(Charts and diagrams as code)
■ ■ ■

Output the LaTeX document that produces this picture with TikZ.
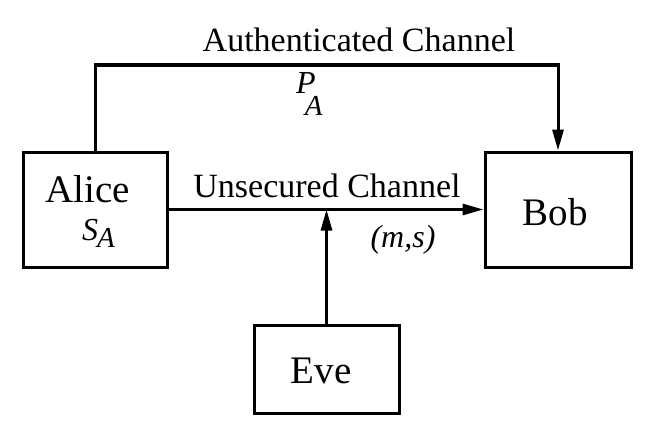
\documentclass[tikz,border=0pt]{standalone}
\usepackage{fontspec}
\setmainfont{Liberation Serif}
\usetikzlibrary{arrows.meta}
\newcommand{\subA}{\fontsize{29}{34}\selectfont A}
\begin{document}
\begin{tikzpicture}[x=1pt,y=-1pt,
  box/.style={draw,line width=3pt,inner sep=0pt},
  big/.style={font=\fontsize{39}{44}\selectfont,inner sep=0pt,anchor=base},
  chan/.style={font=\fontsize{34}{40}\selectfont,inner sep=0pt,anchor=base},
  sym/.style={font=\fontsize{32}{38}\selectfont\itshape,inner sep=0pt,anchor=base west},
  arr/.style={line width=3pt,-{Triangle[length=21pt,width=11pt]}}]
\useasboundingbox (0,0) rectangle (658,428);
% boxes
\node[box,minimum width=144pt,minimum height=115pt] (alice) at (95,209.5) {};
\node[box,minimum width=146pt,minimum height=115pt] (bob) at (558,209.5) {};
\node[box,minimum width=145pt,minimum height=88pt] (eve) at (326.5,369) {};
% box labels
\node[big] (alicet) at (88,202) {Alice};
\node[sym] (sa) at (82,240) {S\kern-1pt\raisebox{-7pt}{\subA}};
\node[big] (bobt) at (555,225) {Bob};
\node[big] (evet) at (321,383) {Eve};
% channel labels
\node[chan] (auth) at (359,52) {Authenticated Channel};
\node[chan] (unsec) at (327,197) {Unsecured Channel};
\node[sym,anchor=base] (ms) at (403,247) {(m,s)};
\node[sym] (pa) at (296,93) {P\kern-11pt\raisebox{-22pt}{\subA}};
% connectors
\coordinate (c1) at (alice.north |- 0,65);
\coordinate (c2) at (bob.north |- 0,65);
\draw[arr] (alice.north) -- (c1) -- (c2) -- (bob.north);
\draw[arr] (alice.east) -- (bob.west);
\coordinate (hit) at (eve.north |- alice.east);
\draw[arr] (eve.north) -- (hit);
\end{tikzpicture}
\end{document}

■ ■ ■

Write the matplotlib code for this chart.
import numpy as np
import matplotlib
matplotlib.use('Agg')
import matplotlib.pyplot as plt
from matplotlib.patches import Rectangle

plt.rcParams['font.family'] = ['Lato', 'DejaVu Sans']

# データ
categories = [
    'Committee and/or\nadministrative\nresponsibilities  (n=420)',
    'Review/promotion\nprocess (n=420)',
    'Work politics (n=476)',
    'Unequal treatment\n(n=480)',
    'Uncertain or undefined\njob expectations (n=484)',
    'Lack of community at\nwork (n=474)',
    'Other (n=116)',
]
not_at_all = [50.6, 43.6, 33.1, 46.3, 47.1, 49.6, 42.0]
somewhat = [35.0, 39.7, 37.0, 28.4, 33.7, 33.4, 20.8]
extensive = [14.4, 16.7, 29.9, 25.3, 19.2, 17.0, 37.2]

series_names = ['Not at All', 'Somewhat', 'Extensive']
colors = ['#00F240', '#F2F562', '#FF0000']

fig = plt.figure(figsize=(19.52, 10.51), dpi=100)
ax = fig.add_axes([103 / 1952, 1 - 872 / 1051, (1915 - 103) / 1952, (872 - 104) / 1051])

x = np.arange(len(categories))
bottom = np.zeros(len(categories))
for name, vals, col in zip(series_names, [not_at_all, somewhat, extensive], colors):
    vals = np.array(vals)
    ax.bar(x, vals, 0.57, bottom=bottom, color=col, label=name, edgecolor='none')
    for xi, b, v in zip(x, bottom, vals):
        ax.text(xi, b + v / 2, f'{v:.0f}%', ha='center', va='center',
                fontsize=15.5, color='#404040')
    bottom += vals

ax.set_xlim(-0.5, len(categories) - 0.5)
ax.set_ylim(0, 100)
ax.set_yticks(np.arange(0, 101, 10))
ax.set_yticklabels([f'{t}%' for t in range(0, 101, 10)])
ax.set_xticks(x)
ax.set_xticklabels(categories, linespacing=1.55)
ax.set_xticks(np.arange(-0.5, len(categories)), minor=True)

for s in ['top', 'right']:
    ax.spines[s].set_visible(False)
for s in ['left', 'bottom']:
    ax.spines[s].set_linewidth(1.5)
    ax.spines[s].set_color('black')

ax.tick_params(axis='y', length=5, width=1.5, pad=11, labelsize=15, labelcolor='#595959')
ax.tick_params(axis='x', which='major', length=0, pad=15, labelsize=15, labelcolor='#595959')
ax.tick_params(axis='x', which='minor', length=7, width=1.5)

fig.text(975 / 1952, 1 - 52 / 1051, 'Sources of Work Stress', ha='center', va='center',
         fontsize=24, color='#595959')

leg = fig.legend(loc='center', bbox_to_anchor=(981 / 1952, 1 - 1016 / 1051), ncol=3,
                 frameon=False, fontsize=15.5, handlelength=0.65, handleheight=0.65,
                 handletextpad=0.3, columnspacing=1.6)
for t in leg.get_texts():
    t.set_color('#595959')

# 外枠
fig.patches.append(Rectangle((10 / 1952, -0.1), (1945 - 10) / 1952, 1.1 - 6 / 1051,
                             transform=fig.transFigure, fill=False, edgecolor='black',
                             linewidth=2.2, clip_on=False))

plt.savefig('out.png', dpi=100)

■ ■ ■

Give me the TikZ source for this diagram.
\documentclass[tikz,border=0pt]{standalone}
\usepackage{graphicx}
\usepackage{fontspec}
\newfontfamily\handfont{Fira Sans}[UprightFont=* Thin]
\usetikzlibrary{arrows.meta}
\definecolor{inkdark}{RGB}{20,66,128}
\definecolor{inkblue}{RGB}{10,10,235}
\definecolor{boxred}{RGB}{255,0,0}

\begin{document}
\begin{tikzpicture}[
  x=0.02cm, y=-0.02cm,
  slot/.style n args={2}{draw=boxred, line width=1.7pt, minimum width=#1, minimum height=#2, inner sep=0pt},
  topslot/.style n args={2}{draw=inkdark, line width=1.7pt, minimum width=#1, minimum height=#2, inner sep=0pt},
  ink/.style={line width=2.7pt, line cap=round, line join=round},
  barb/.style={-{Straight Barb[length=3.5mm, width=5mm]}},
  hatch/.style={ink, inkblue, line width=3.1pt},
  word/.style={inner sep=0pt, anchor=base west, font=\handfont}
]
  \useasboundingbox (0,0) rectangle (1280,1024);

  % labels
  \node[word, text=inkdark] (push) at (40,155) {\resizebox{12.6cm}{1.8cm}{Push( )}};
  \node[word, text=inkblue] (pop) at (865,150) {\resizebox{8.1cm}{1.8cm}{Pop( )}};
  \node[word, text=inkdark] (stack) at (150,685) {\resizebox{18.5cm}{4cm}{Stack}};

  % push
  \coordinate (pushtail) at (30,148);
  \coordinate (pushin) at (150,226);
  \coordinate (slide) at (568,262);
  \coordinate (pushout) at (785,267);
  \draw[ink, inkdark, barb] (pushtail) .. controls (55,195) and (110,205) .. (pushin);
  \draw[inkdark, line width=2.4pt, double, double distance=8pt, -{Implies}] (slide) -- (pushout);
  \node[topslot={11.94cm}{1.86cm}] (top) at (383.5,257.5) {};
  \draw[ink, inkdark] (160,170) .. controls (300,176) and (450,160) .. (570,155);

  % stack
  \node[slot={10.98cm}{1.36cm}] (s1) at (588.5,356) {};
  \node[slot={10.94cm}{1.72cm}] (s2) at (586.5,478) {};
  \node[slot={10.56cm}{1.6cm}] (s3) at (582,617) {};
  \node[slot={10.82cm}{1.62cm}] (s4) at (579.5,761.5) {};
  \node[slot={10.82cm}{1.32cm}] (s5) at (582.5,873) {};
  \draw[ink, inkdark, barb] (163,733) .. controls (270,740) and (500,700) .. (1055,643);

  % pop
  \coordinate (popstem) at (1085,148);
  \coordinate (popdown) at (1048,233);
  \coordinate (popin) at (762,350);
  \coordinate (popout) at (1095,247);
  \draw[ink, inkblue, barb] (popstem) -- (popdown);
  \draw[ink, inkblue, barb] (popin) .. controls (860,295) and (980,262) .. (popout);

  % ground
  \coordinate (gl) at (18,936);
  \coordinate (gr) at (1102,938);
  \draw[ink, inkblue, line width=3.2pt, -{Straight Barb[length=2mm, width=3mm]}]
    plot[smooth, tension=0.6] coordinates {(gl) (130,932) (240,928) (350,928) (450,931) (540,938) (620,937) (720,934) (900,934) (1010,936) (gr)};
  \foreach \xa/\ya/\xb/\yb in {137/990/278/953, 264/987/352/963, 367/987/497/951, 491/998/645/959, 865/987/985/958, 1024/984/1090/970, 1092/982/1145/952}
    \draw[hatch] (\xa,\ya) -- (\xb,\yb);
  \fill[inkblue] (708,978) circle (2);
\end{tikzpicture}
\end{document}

■ ■ ■

* _What needs to be done_
State only how many lines in the material include "this".

* _Worked solution_
3